IoT (Internet of Things) allows industry devices to be sensed and controlled remotely, resulting in better efficiency, accuracy and economic benefit. With the new wave of the forth industry revolution, the IoT-based integration of physical systems and information systems is gaining momentum. The massive real-time IoT data opens up a new horizon of industry automation with decentralized sensing, reasoning and response (Cheng et al., 2016). Let us examine a partial but typical scenario of such change with anexample of anomaly detection in a power plant. In a power plant, there are hundreds of machines running continuously and many thousands of sensors deployed to monitor machine status in real-time. The status attributes correlate with each other in multiple ways, and indicate equipment status and anomalies. Let us take the primary air fan (PAF) unit as an example. A PAF is currently equipped with 44 sensors, which continuously generate stream data, such as temperature and vibration of fan bearing. Figure 1 shows a partial process to detect anomalies in a PAF.
If the air pressure decreases by 4kPa, an air pressure decrease can be identified. An air pressure decrease may cause fan stall, fan surge, or temporarily nothing. With the decrease, a fan stall can be further identified if the bearing vibration increases by over 0.045mm/s and the motor electricity decreases by over 5A, all at the same time. A fan surge can be confirmed if an air pressure decrease happens and the motor electricity decreases by over 20A. Traditionally, model-based approaches are commonly used by predefining a set of rules based on such analysis as stated above. However, the correlations among sensors can be dynamic and time-varying, which affect the results of anomaly detection. As Figure 1 implies, the predefined rules only consider a part of sensor correlations, neglecting some sensors (showed as gray ovals) that potentially interrelate at run-time.
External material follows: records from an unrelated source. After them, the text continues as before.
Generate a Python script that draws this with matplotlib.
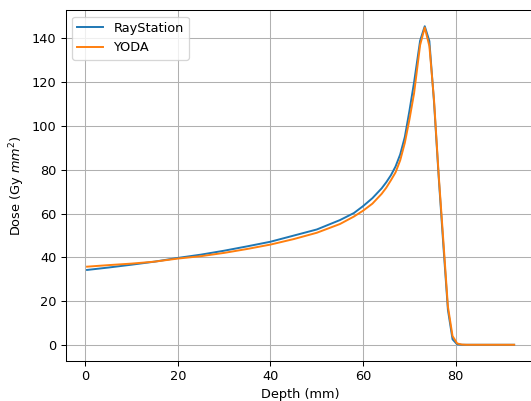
import matplotlib
matplotlib.use("Agg")
import matplotlib.pyplot as plt

depth = [0.4, 5, 10, 15, 20, 25, 30, 35, 40, 45, 50, 55, 58, 60, 62, 64, 65, 66, 67, 68,
         69, 70, 71, 72.3, 73.3, 74.3, 75.3, 76.3, 77.3, 78.3, 79.3, 80.3, 81.3, 82.3, 92.6]

raystation = [34.2, 35.3, 36.6, 38.0, 39.7, 41.2, 43.0, 45.0, 47.1, 49.9, 52.7, 57.0, 60.2, 63.4,
              67.0, 71.5, 74.3, 77.5, 81.5, 87.0, 95.0, 107.0, 120.0, 139.0, 145.6, 138.8,
              111.0, 77.0, 46.0, 16.0, 2.5, 0.2, 0.0, 0.0, 0.0]

yoda = [35.7, 36.4, 37.1, 38.0, 39.4, 40.5, 42.0, 43.8, 45.8, 48.3, 51.2, 55.2, 58.6, 61.3,
        64.5, 69.0, 71.8, 75.2, 78.8, 84.3, 92.3, 103.0, 115.0, 137.0, 145.0, 136.5,
        112.0, 78.0, 48.0, 17.5, 4.0, 0.6, 0.1, 0.0, 0.0]

DPI = 93
W, H = 531, 401
fig = plt.figure(figsize=(W / DPI, H / DPI), dpi=DPI)
ax = fig.add_axes([65.7 / W, 40.3 / H, 469.8 / W, 350.4 / H])
ax.plot(depth, raystation, label="RayStation")
ax.plot(depth, yoda, label="YODA")
ax.set_xlabel("Depth (mm)")
ax.set_ylabel("Dose (Gy $mm^2$)")
ax.grid(True)
ax.legend(loc="upper left")
fig.savefig("out.png", dpi=DPI)
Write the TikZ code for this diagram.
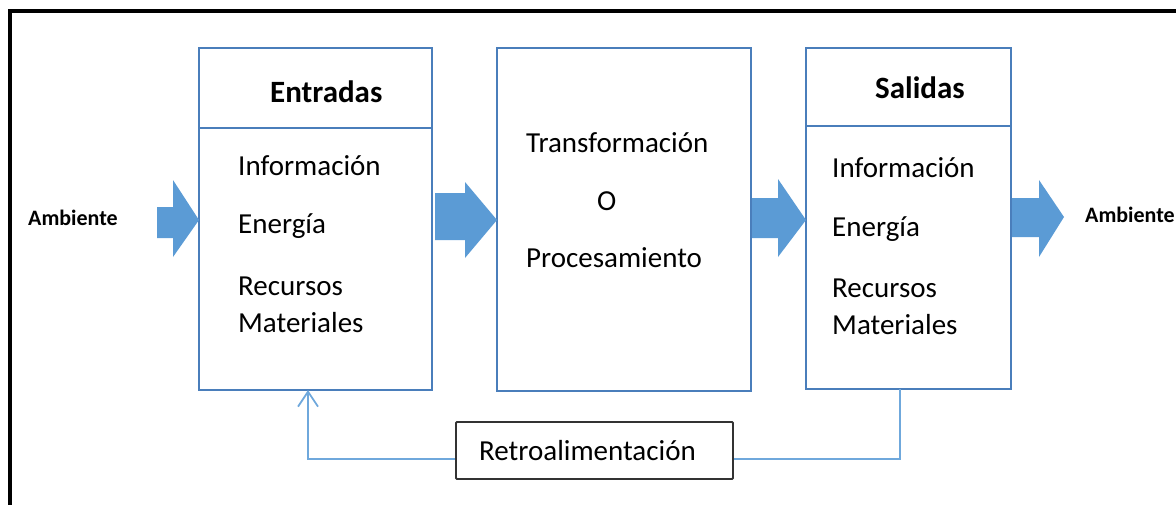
\documentclass[tikz,border=0pt]{standalone}
\usepackage{fontspec}
\setmainfont{Carlito}
\usetikzlibrary{arrows.meta}
\definecolor{boxblue}{HTML}{4A7EBB}
\definecolor{arrowblue}{HTML}{5B9BD5}
\definecolor{fbblue}{HTML}{6FA8DC}
\tikzset{
  sysbox/.style={draw=boxblue, line width=1.6pt, fill=white, inner sep=0pt},
  hline/.style={draw=boxblue, line width=1.6pt},
  txt/.style={anchor=base west, inner sep=0pt, font=\fontsize{29}{34}\selectfont},
  head/.style={anchor=base west, inner sep=0pt, font=\fontsize{31}{36}\selectfont\bfseries},
  amb/.style={anchor=base west, inner sep=0pt, font=\fontsize{22}{26}\selectfont\bfseries},
  blockarrow/.style={fill=arrowblue, draw=none},
  fbline/.style={draw=fbblue, line width=1.8pt},
  fbbox/.style={draw=black!80, line width=1.8pt, rounded corners=1pt, fill=white,
    minimum width=277pt, minimum height=57pt, inner sep=0pt, font=\fontsize{29}{34}\selectfont}
}
\begin{document}
\begin{tikzpicture}[x=1pt,y=-1pt]
\useasboundingbox (0,0) rectangle (1176,504);
\clip (0,0) rectangle (1176,504);
% outer frame
\draw[line width=3.6pt] (10,11) rectangle (1200,530);

% boxes
\node[sysbox, minimum width=233pt, minimum height=342pt] (ent) at (315.5,219) {};
\node[sysbox, minimum width=254pt, minimum height=343pt] (mid) at (624,219.5) {};
\node[sysbox, minimum width=205pt, minimum height=341pt] (sal) at (908.5,218.5) {};
\draw[hline] (ent.west |- {(0,128)}) -- (ent.east |- {(0,128)});
\draw[hline] (sal.west |- {(0,126)}) -- (sal.east |- {(0,126)});

% block arrows
\path[blockarrow] (157,207) -- (173,207) -- (173,180) -- (199,220) -- (173,257) -- (173,238) -- (157,238) -- cycle;
\path[blockarrow] (435,193) -- (465,193) -- (465,182) -- (497,220) -- (465,258) -- (465,240) -- (435,240) -- cycle;
\path[blockarrow] (752,198) -- (778,198) -- (778,179) -- (806,220) -- (778,257) -- (778,238) -- (752,238) -- cycle;
\path[blockarrow] (1012,198) -- (1039,198) -- (1039,180) -- (1064,217) -- (1039,257) -- (1039,237) -- (1012,237) -- cycle;

% texts
\node[amb] (amb1) at (28,225) {Ambiente};
\node[amb] (amb2) at (1085,222) {Ambiente};

\node[head] (enth) at (270,102) {Entradas};
\node[txt] (e1) at (238,175) {Información};
\node[txt] (e2) at (238,233) {Energía};
\node[txt] (e3) at (238,295) {Recursos};
\node[txt] (e4) at (238,332) {Materiales};

\node[txt] (m1) at (526,152) {Transformación};
\node[txt] (m2) at (597,210) {O};
\node[txt] (m3) at (526,267) {Procesamiento};

\node[head] (salh) at (875,98) {Salidas};
\node[txt] (s1) at (832,177) {Información};
\node[txt] (s2) at (832,236) {Energía};
\node[txt] (s3) at (832,297) {Recursos};
\node[txt] (s4) at (832,334) {Materiales};

% feedback
\node[fbbox] (fb) at (594.5,450.5) {\hspace*{-14pt}Retroalimentación};
\coordinate (fbs) at (900,389);
\coordinate (fbe) at (308,390);
\draw[fbline] (fbs) -- (fbs |- {(0,459)}) -- (fb.east |- {(0,459)});
\draw[fbline, -{Straight Barb[length=15pt,width=20pt,line width=1.8pt]}] (fb.west |- {(0,459)}) -- (fbe |- {(0,459)}) -- (fbe);
\end{tikzpicture}
\end{document}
For example, when air pressure decreases by 4kPa and degree of valve control decreases by 10%, the pressure decrease is actually normal. And when air pressure decreases by 4kPa and the motor electricity decreases by over 20A, a fan surge will mostly happen instead of fan stall. In this case, fixed rules cannot capture anomalies accurately due to dynamic and time-varying sensor correlations. It is meaningful to take these dynamic factors into consideration to achieve more efficient and effective anomaly detection. Data-driven analysis can find out and set up new correlations among sensors, and we want to use such analysis results to refine the fixed rules at runtime, and enrich the rule set afterwards. The lower right part of Figure 1 illustrates more possibilities brought up by such dynamic correlation for more elaborate anomaly detection.
Possible anomalies due to air pressure decrease: A real case
We advocate a decentralized and service-based approach to dynamically correlating the sensor data and generating higher-level events between sensors and applications (Han, Liu, Su, Zhu, & Zhang, 2016). Service-oriented paradigm has been seen as a mainstream approach for building large-scale distributed software systems. To decouple data to be shared from their sources, the concept of “data as service” or “data service” is proposed, which can provide semantically richer view and advanced querying functionality. The abstraction of sensor data services also gives us good opportunities to examine ways to build business applications in an IoT environment. Traditional business applications usually follow the “request-and-response” pattern. However, an IoT application can be more ad hoc and reactive. Industrial sensors generate successive on-site big stream data. It turns impractical for human beings to grasp the whole status with the traditional way of top-down programming and request-response thinking. Sporadic events are generated from the dynamic correlations of decentralized sensors along with environmental changes. Due to these new intrinsic features, an IoT application should be more situational and proactive by capturing dynamic correlations of multiple sensors and responding to various stimuli automatically.